Objective: Copy all lines holding the word "that" from the entries.

Given data:
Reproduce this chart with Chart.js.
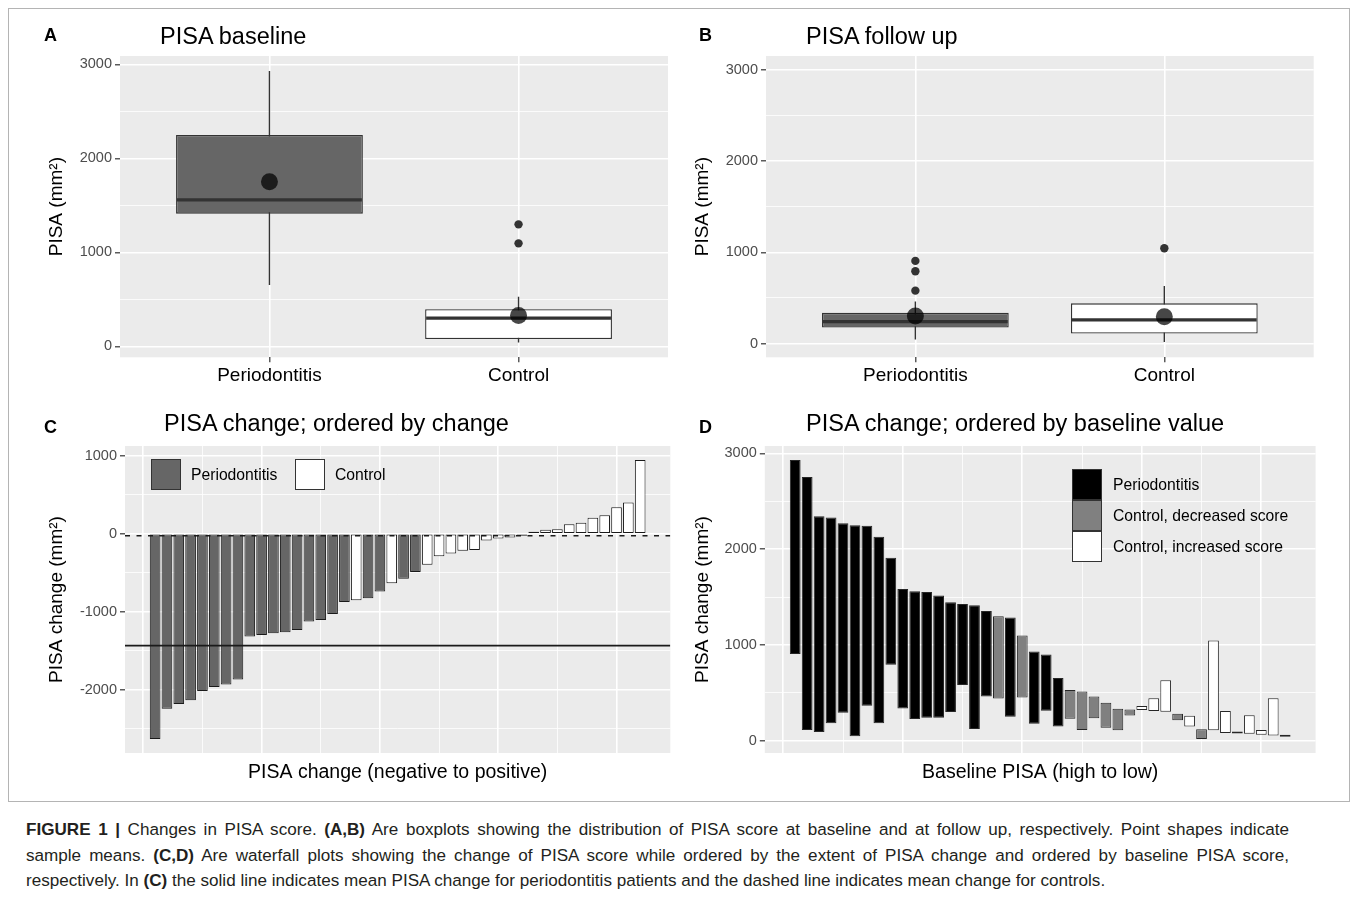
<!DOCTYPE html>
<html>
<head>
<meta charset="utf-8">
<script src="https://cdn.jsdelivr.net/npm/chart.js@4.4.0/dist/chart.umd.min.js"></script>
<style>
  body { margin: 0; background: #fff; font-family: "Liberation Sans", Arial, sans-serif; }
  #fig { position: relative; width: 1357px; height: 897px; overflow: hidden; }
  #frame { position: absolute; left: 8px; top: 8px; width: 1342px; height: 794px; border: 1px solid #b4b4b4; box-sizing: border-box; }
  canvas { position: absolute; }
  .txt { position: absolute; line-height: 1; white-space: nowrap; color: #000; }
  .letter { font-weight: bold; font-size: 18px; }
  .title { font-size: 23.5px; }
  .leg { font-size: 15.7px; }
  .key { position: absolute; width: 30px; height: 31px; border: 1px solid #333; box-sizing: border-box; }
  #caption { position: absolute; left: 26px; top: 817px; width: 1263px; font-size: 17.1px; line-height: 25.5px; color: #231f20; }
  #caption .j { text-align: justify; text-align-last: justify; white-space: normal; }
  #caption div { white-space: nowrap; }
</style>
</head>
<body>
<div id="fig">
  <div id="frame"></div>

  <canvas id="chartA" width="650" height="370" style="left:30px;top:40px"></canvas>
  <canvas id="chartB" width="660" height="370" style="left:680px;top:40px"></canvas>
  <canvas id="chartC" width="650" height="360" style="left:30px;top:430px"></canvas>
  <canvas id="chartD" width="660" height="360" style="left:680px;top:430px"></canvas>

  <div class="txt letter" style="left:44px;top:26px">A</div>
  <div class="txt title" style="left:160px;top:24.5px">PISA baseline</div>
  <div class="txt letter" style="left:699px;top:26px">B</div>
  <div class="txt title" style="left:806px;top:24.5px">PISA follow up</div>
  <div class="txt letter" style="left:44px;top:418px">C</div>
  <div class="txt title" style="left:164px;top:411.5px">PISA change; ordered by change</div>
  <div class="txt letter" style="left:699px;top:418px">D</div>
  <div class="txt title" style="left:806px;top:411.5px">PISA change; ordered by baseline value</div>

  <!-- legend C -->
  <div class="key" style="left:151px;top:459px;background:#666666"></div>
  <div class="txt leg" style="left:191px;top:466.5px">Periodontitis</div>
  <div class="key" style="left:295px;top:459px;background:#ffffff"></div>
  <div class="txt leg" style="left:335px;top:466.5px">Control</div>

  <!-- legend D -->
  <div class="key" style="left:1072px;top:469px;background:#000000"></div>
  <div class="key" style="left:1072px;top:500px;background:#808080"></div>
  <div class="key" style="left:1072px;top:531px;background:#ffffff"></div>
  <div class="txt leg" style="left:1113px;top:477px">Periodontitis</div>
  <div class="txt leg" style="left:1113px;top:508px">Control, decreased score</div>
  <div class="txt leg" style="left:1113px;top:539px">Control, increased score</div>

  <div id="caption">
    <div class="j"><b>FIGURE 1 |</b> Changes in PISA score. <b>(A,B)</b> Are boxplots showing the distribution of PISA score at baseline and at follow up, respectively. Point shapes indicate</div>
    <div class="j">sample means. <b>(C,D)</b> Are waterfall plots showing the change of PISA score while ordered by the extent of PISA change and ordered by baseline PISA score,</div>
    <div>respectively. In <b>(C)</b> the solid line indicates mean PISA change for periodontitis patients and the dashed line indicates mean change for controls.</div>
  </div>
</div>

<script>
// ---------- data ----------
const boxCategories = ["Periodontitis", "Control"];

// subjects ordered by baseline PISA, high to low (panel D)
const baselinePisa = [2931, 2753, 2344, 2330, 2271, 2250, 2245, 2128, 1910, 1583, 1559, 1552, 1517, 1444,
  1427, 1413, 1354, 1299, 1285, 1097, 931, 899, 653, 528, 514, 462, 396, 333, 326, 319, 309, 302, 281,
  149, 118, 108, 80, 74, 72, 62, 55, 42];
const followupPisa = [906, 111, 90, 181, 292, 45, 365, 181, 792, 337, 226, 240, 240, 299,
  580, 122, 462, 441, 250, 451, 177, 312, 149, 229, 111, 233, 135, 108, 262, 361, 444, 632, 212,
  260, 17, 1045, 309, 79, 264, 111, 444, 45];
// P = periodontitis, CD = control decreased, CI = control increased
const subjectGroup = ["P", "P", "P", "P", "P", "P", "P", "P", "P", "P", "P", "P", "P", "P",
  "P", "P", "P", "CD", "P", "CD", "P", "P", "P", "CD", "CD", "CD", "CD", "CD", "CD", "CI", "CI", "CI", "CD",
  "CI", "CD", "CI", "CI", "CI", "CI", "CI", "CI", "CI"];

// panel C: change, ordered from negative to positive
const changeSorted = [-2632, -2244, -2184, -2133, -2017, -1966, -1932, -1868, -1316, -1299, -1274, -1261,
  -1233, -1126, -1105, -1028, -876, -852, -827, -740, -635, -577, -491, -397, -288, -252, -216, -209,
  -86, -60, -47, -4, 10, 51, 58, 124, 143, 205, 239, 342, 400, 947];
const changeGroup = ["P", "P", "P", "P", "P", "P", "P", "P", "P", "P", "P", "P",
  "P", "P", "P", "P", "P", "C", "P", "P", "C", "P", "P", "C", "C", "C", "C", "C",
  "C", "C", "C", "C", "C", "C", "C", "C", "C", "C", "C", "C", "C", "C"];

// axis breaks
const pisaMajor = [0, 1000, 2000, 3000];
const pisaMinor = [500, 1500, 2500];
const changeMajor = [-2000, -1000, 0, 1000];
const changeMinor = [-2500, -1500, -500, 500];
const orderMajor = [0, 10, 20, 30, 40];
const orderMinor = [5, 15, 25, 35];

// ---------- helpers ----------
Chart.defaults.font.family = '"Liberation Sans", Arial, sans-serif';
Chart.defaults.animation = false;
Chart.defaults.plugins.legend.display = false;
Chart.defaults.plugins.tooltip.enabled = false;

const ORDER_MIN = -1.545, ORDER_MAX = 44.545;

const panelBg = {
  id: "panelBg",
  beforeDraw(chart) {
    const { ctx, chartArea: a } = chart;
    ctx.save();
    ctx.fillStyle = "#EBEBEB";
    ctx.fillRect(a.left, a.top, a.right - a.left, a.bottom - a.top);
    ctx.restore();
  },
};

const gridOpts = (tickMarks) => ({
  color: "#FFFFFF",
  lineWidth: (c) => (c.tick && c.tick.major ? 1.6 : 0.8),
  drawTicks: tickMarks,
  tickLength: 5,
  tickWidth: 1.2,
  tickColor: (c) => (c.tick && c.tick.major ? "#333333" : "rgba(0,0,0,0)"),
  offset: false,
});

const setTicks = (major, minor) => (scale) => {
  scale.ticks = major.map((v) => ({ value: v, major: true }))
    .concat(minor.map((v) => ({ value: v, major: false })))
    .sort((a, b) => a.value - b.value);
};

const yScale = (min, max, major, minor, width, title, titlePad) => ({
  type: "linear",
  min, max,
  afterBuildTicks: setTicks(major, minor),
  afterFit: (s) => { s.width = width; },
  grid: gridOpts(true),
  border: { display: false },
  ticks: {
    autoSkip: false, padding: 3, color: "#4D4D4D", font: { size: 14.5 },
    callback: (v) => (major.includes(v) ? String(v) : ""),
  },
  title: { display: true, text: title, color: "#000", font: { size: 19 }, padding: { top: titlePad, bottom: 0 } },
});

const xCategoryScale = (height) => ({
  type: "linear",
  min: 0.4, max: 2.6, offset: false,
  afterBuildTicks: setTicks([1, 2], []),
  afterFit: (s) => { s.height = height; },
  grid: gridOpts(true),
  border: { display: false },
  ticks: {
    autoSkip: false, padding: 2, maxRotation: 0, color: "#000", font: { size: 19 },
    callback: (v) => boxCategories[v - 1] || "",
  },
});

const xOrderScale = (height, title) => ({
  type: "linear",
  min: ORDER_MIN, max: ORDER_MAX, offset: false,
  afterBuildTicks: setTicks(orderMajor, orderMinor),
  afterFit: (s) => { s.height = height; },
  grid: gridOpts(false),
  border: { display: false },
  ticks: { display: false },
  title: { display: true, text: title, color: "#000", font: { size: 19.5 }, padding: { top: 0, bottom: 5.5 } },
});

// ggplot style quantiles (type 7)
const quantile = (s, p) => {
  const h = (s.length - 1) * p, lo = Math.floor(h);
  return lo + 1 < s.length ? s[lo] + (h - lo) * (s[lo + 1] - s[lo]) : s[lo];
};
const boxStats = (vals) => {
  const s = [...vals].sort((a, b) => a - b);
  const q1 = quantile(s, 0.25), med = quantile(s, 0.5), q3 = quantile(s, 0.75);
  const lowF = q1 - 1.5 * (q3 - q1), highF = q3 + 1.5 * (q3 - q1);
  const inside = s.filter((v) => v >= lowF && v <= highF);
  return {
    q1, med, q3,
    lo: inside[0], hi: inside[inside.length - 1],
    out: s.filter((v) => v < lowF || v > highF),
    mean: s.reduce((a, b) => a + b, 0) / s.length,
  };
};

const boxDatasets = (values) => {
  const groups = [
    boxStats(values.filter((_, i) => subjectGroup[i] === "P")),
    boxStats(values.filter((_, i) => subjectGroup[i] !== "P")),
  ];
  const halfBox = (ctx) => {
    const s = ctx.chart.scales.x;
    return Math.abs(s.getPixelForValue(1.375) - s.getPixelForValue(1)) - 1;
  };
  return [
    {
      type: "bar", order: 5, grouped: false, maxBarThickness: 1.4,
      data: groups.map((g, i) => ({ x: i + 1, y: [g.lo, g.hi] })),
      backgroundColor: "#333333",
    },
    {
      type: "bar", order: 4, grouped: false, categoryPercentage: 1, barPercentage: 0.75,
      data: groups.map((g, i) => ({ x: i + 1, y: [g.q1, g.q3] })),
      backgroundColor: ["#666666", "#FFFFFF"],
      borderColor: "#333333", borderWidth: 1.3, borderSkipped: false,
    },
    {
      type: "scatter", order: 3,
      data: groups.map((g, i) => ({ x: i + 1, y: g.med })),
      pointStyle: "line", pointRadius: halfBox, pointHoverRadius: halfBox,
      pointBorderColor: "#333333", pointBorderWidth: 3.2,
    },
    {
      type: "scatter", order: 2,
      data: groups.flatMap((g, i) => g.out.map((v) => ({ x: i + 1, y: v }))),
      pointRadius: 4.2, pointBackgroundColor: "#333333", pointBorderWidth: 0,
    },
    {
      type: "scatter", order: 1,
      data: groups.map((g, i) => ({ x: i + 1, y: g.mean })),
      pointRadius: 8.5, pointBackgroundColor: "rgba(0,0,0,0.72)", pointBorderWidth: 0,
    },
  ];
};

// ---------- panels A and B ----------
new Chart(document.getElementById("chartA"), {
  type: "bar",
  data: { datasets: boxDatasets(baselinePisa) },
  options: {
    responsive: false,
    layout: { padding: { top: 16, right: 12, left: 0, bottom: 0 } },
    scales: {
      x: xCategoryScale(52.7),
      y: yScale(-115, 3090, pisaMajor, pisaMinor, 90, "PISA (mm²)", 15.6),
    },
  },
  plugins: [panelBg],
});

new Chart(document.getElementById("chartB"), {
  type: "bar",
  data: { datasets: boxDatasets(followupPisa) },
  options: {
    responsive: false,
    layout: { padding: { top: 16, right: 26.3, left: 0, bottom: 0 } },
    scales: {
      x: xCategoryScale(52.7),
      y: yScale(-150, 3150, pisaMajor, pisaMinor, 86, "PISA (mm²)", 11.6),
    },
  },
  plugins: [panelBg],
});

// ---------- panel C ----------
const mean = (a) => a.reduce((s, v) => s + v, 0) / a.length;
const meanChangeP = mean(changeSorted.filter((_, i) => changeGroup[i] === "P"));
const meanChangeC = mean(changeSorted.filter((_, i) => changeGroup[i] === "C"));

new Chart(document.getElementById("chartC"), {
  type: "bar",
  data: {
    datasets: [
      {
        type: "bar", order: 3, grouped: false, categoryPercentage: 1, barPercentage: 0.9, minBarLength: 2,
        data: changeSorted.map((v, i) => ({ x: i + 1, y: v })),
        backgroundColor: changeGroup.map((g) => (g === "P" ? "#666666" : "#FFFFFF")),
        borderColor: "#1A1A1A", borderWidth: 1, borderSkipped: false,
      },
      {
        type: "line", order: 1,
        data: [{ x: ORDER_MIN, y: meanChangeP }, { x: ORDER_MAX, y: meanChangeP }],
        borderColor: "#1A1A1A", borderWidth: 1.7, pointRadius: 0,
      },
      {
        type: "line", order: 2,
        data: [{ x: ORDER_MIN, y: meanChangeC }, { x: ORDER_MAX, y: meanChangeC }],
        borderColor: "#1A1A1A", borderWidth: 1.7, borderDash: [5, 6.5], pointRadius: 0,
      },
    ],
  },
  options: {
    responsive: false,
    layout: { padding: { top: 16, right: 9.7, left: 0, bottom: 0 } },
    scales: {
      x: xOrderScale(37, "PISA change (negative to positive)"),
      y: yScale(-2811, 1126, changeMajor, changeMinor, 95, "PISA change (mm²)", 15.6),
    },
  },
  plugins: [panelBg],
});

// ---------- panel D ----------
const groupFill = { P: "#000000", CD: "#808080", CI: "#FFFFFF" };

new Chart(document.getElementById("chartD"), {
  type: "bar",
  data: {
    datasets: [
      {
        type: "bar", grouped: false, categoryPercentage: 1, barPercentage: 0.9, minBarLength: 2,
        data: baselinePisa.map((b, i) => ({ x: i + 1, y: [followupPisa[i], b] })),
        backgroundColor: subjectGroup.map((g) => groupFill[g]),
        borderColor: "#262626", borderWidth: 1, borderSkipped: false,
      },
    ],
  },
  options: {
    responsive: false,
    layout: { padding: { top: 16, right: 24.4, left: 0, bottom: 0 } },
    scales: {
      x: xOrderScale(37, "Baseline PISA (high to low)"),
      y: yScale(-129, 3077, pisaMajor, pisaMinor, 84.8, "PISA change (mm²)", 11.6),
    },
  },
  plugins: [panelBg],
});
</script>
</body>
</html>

==

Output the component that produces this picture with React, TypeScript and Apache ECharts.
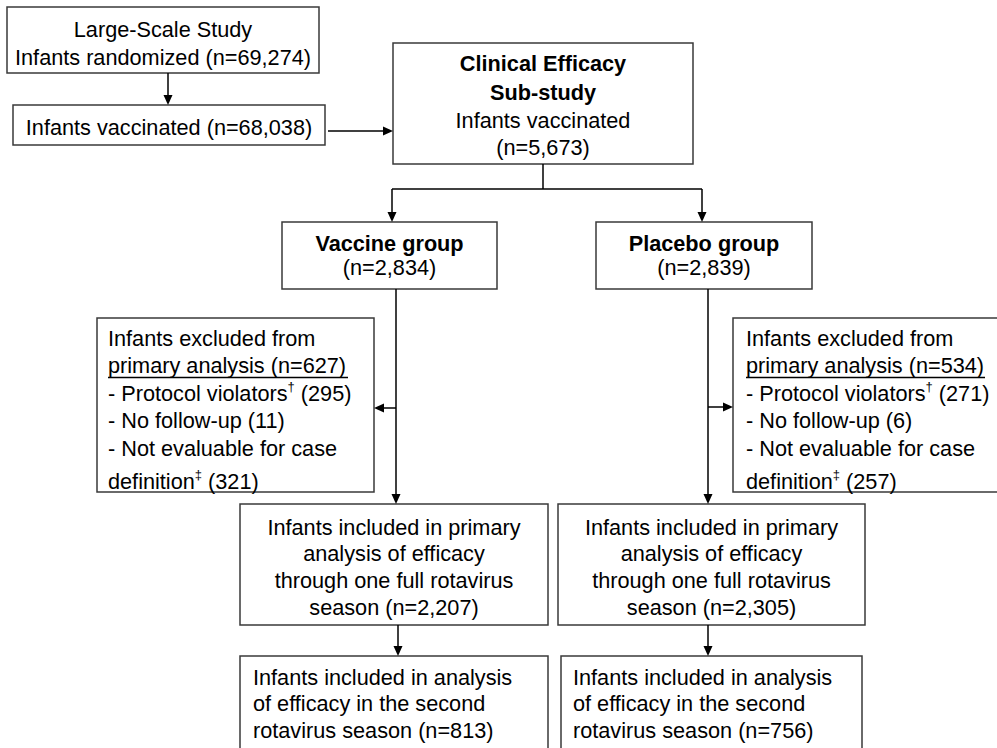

--

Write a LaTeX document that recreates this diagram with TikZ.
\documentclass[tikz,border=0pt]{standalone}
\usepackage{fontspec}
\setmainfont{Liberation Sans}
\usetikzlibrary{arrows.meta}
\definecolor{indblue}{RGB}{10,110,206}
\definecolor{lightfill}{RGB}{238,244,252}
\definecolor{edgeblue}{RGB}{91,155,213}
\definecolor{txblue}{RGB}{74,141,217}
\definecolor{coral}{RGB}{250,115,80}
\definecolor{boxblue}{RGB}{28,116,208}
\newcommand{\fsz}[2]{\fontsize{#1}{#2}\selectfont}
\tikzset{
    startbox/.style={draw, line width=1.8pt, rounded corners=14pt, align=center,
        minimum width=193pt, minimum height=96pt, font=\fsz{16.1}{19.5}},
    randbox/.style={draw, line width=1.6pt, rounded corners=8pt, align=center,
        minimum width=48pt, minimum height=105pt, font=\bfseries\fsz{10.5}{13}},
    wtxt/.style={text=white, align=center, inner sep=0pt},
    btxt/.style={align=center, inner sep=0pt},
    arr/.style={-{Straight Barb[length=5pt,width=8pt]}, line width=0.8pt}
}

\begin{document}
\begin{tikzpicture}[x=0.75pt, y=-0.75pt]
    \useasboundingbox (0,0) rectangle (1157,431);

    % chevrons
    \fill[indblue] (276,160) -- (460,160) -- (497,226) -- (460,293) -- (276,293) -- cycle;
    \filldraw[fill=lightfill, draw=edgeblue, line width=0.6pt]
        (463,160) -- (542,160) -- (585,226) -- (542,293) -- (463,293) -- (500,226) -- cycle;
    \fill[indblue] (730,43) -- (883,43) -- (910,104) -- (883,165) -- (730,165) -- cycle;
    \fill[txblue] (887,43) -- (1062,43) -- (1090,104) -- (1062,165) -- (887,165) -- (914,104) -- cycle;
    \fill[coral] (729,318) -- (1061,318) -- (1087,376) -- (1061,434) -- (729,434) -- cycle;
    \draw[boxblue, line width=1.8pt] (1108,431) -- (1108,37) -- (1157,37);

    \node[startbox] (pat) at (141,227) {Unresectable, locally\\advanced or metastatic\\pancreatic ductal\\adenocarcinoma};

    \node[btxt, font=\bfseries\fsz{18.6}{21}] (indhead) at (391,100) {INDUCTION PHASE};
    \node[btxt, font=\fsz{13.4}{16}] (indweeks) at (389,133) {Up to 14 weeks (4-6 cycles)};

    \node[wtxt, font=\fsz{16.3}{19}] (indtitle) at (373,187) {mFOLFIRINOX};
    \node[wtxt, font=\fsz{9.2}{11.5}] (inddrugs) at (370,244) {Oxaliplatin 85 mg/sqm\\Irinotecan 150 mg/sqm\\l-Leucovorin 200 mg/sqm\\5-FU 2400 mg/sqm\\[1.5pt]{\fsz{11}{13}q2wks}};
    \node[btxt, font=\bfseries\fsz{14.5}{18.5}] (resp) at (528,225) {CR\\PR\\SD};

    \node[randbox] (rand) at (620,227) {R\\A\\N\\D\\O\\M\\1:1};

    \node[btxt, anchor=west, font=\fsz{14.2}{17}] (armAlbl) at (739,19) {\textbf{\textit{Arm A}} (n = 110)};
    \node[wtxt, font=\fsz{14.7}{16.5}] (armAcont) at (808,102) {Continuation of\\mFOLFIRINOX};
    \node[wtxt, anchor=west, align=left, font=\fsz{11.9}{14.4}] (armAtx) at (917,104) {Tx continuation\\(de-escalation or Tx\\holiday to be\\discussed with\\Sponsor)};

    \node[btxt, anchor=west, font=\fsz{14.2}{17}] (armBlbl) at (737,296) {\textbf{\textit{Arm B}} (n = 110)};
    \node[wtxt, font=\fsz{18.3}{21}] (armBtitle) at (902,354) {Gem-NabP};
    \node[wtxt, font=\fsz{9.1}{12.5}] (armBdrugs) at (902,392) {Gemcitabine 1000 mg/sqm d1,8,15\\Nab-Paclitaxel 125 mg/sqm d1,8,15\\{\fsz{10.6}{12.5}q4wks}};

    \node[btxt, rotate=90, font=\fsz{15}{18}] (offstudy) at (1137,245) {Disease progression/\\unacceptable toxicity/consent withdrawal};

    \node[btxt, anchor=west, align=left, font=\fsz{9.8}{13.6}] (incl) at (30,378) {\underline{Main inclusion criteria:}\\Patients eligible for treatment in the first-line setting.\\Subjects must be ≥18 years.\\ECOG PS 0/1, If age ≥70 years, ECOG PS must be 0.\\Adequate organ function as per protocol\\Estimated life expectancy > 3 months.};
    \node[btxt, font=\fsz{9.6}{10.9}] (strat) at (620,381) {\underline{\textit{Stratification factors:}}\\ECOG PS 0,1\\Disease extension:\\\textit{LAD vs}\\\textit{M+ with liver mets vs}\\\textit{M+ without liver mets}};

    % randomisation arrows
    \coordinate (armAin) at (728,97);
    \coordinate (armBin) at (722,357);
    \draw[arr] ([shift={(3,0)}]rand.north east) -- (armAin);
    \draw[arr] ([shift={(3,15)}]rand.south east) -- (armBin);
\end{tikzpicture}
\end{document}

Worked answer:
Output the component that produces this picture with React, TypeScript and Apache ECharts.
Write a LaTeX document that recreates this diagram with TikZ.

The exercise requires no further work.